Receiving Wide Coverage ...
Paying the piper: Wells Fargo CEO Timothy Sloan reiterated that the bank expects to spend tens of millions of dollars on investigations and other regulatory matters in the wake of its phony accounts scandal. "I think that seems reasonable today based on what we know. It's the upper end of our range from an efficiency standpoint," he said at a Goldman Sachs financial services conference Tuesday. He also said the scandal could affect the bank's retail banking results this quarter as well as its submission next year for capital returns under the Federal Reserve's stress test and capital-planning process.
Wells Fargo continues to play hard ball with customers who want to sue the bank for opening accounts in their names without permission.
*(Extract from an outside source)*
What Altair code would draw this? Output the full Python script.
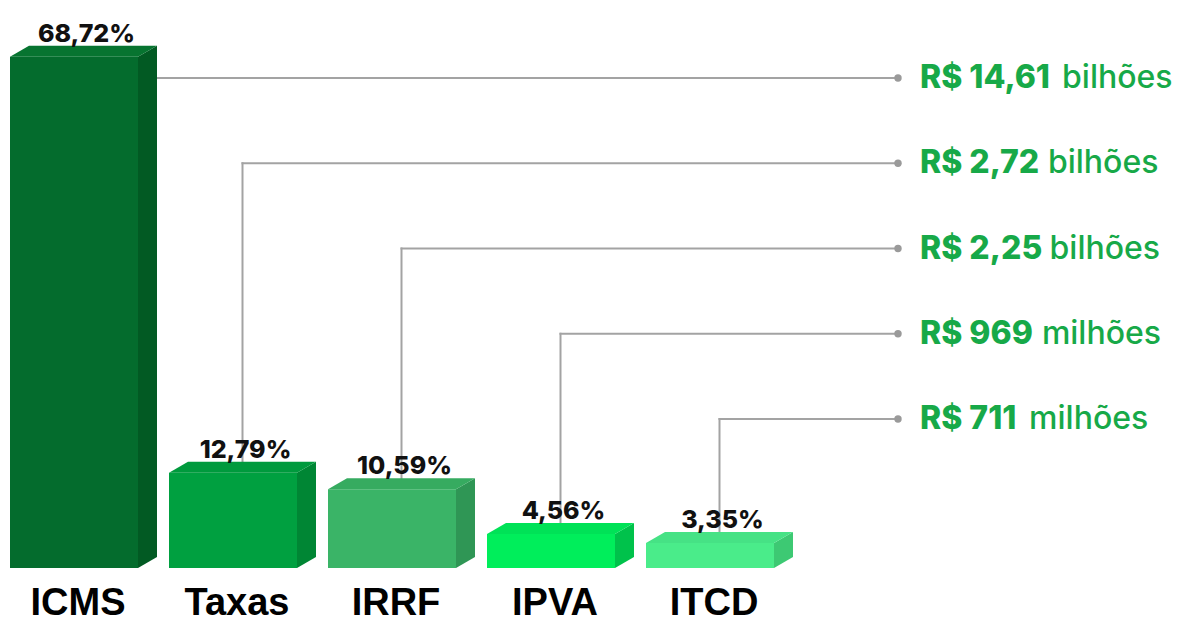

While Wells has "vowed to make things right for the thousands of customers who were given sham accounts," the New York Times reports, the bank is "taking a different tack" in court as it seeks to "kill lawsuits that its customers have filed by moving the cases into private arbitration." Lawyers for the customers say Wells' legal motions "are an attempt to limit the bank's accountability for the widespread fraud and deny its customers their day in open court."
Bigger payouts?: The CEOs of JPMorgan Chase and Bank of America said they may look to increase their stock dividends rather than buy back shares, especially if stock prices continue to rise. "This is mostly welcome news for investors, though it may also signal that bank stocks are no longer the steal they were just a few months ago," the Wall Street Journal reported.
As stocks have jumped in price since the election of Donald Trump, it's probably not surprising that big bank CEOs had positive words to say about the president-elect at the Goldman conference. "While the executives were cautious in much of their language, they left little doubt that they were looking forward to a more agreeable political backdrop," the FT reported. "It doesn't surprise me that people have taken a much more optimistic view," BofA Chairman and CEO Brian Moynihan said.
Wall Street Journal
Raise: Bank of America said it will start paying its tellers a minimum wage of $15 an hour starting early next year, up from the current minimum of $13.50. The action follows similar moves earlier this year by JPMorgan and Wells Fargo. The current federal minimum wage is $7.25 an hour.
Bad times: The life of the typical Swiss banker has changed radically since the financial crisis, the Journal reports. "The transformation of the banking industry — due to heightened regulation, legal scandals and ultralow interest rates that have pinched profits — has taken on a special significance in Switzerland," it says. "It has sparked a broader self-assessment in a country that has relied on the lucrative but staid industry to help maintain its comfortable prosperity."
New loans: Atom Bank, the U.K.'s first mobile phone-based lender, said it will start offering residential mortgages to customers. "The launch marks the first time that an app-based bank in the U.K. has offered mortgages to individuals," according to the Financial Times.
Big spenders: Retail banks have spent more than $200 billion on consultants since the global financial crisis in 2008, according to research firm ALM Intelligence. Banks based in North America were the biggest spenders, doling out almost $80 billion, although the FT said that figure is actually understated because it doesn't include spending by investment banks. Over the past five years, the 10 biggest American banks have paid $52.5 billion for "consultancy and advisory fees," with more than half of that total, almost $27 billion, spent by JPMorgan.
"The amount banks have been spending on regulations and compliance is not sustainable, it just can't go on like this. Something has to give and I think you are going to see growth slowing down." — Tomek Jankowski of ALM, which tracks bank spending on outside consultants.